**PROBLEM TO WORK ON**
For the copy, please give all of the data again exactly and leave the pictures out.

=====

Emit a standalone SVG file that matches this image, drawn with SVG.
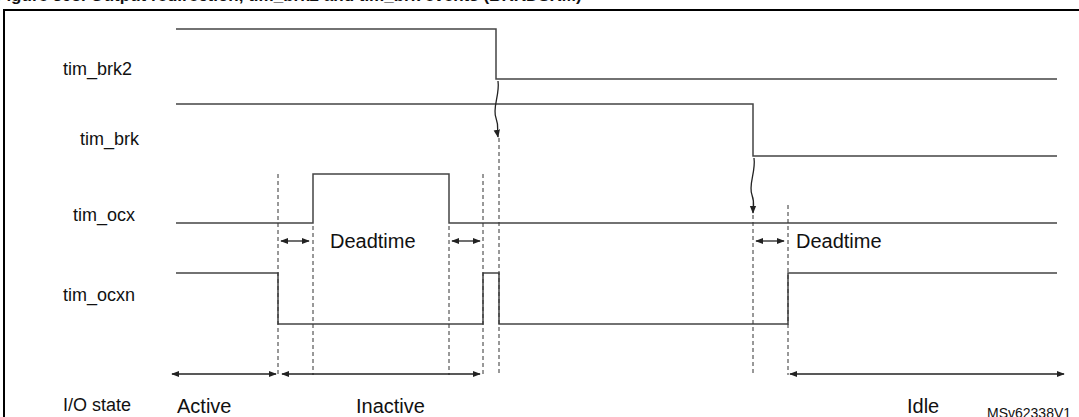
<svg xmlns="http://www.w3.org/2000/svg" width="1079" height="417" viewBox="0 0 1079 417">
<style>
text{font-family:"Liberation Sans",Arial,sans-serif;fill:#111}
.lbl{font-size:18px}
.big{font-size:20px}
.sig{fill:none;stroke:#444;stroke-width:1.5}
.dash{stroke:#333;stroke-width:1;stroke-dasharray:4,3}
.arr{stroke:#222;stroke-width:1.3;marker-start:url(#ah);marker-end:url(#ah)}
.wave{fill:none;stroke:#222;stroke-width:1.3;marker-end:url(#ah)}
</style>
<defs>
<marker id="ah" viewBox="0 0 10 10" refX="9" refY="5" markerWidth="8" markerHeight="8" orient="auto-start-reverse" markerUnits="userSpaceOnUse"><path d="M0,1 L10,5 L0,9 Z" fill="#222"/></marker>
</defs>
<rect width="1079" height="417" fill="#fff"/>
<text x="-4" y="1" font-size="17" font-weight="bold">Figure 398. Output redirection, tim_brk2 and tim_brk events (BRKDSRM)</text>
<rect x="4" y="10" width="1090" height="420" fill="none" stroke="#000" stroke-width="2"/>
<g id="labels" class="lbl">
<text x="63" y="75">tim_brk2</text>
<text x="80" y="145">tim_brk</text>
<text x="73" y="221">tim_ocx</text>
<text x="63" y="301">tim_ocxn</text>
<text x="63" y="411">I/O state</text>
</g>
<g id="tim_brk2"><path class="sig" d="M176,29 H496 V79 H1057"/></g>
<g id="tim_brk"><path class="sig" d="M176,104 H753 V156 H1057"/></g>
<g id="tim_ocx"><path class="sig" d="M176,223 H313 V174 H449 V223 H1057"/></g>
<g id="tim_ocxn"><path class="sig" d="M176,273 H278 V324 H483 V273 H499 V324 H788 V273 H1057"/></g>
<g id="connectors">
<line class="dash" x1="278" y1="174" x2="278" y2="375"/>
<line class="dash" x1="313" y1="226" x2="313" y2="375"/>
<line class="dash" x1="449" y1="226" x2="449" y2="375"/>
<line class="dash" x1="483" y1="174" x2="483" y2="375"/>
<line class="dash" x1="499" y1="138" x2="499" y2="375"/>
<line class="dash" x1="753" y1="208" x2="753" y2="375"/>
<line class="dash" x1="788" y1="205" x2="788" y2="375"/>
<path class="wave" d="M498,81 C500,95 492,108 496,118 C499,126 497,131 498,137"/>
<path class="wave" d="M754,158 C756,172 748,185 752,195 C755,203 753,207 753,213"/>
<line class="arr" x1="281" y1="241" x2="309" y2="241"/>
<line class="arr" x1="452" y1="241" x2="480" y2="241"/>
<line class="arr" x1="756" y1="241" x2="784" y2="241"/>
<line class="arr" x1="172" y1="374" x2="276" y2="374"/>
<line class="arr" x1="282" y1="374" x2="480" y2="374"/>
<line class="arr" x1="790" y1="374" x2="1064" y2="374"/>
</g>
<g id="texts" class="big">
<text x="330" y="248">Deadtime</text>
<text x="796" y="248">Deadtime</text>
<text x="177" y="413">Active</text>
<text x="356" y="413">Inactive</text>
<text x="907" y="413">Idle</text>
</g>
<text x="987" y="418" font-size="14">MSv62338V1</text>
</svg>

=====

**WRITTEN ANSWER**
Emit a standalone SVG file that matches this image, drawn with SVG.
<svg xmlns="http://www.w3.org/2000/svg" width="1079" height="417" viewBox="0 0 1079 417">
<style>
text{font-family:"Liberation Sans",Arial,sans-serif;fill:#111}
.lbl{font-size:18px}
.big{font-size:20px}
.sig{fill:none;stroke:#444;stroke-width:1.5}
.dash{stroke:#333;stroke-width:1;stroke-dasharray:4,3}
.arr{stroke:#222;stroke-width:1.3;marker-start:url(#ah);marker-end:url(#ah)}
.wave{fill:none;stroke:#222;stroke-width:1.3;marker-end:url(#ah)}
</style>
<defs>
<marker id="ah" viewBox="0 0 10 10" refX="9" refY="5" markerWidth="8" markerHeight="8" orient="auto-start-reverse" markerUnits="userSpaceOnUse"><path d="M0,1 L10,5 L0,9 Z" fill="#222"/></marker>
</defs>
<rect width="1079" height="417" fill="#fff"/>
<text x="-4" y="1" font-size="17" font-weight="bold">Figure 398. Output redirection, tim_brk2 and tim_brk events (BRKDSRM)</text>
<rect x="4" y="10" width="1090" height="420" fill="none" stroke="#000" stroke-width="2"/>
<g id="labels" class="lbl">
<text x="63" y="75">tim_brk2</text>
<text x="80" y="145">tim_brk</text>
<text x="73" y="221">tim_ocx</text>
<text x="63" y="301">tim_ocxn</text>
<text x="63" y="411">I/O state</text>
</g>
<g id="tim_brk2"><path class="sig" d="M176,29 H496 V79 H1057"/></g>
<g id="tim_brk"><path class="sig" d="M176,104 H753 V156 H1057"/></g>
<g id="tim_ocx"><path class="sig" d="M176,223 H313 V174 H449 V223 H1057"/></g>
<g id="tim_ocxn"><path class="sig" d="M176,273 H278 V324 H483 V273 H499 V324 H788 V273 H1057"/></g>
<g id="connectors">
<line class="dash" x1="278" y1="174" x2="278" y2="375"/>
<line class="dash" x1="313" y1="226" x2="313" y2="375"/>
<line class="dash" x1="449" y1="226" x2="449" y2="375"/>
<line class="dash" x1="483" y1="174" x2="483" y2="375"/>
<line class="dash" x1="499" y1="138" x2="499" y2="375"/>
<line class="dash" x1="753" y1="208" x2="753" y2="375"/>
<line class="dash" x1="788" y1="205" x2="788" y2="375"/>
<path class="wave" d="M498,81 C500,95 492,108 496,118 C499,126 497,131 498,137"/>
<path class="wave" d="M754,158 C756,172 748,185 752,195 C755,203 753,207 753,213"/>
<line class="arr" x1="281" y1="241" x2="309" y2="241"/>
<line class="arr" x1="452" y1="241" x2="480" y2="241"/>
<line class="arr" x1="756" y1="241" x2="784" y2="241"/>
<line class="arr" x1="172" y1="374" x2="276" y2="374"/>
<line class="arr" x1="282" y1="374" x2="480" y2="374"/>
<line class="arr" x1="790" y1="374" x2="1064" y2="374"/>
</g>
<g id="texts" class="big">
<text x="330" y="248">Deadtime</text>
<text x="796" y="248">Deadtime</text>
<text x="177" y="413">Active</text>
<text x="356" y="413">Inactive</text>
<text x="907" y="413">Idle</text>
</g>
<text x="987" y="418" font-size="14">MSv62338V1</text>
</svg>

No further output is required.